Crew members on board the vessel involved in an allision are often the first and most directly affected victims. They can suffer a range of injuries, from minor cuts and bruises to severe trauma or even fatalities, depending on the force of the impact. These injuries can have long-term physical and psychological effects, affecting their ability to work and their overall quality of life.


If the vessel was carrying passengers at the time of the allision, they too can be considered victims. Passengers may be tourists on a cruise ship, commuters on a ferry, or individuals on other types of vessels. They may experience injuries, trauma, and emotional distress as a result of the collision.

Property Owners

Owners of the stationary objects or structures that are struck in an allision can suffer significant property damage. This category of victims includes owners of docks, piers, bridges, and navigational aids like buoys or beacons. Property damage can result in substantial repair costs and operational disruptions.

Environmental Victims

In cases where allisions lead to spills of hazardous materials or pollutants, the environment itself can be considered a victim. Oil spills, for example, can have devastating effects on marine ecosystems, wildlife, and coastal communities. Environmental cleanup efforts can be extensive and costly.

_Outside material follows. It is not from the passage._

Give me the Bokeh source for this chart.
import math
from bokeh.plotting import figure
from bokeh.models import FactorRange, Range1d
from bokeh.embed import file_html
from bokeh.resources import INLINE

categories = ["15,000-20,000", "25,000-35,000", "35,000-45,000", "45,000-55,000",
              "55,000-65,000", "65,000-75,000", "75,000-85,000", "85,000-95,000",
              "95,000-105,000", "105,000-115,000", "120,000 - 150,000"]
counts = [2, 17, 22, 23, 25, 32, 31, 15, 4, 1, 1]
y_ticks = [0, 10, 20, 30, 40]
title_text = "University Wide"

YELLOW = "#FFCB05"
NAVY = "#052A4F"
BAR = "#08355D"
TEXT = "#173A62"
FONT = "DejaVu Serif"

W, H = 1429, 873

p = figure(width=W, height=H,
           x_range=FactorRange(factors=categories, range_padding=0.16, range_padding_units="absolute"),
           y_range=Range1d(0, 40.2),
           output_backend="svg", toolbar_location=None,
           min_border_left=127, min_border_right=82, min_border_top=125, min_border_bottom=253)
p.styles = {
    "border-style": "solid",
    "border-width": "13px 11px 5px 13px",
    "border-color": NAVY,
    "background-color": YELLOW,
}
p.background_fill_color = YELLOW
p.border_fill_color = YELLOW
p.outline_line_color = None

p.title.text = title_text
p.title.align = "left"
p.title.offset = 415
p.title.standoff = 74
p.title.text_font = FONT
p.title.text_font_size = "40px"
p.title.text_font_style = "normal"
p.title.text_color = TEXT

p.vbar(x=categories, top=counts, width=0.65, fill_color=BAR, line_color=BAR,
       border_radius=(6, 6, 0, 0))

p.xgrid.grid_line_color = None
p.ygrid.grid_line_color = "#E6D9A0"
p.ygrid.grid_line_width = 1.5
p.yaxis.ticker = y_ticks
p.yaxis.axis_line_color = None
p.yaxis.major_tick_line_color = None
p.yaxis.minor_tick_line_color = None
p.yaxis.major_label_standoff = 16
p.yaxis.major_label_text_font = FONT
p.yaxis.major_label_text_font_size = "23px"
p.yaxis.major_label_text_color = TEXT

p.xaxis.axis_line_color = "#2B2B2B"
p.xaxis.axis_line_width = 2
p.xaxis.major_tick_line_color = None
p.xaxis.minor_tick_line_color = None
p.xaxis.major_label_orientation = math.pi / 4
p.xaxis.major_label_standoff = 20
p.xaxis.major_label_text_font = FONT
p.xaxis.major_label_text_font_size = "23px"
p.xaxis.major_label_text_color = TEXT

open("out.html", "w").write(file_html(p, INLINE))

Local Communities and Businesses

Local communities that rely on maritime activities for their livelihoods can also suffer as a result of allisions. Fishing communities may experience economic losses if a fishing pier is damaged, while businesses near the accident site may face disruptions and financial hardships.

Government and Regulatory Agencies

Government agencies responsible for maritime safety and environmental protection may become involved in responding to and mitigating the consequences of an allision. The strain on resources and personnel caused by these incidents can affect their ability to fulfill their mandates effectively.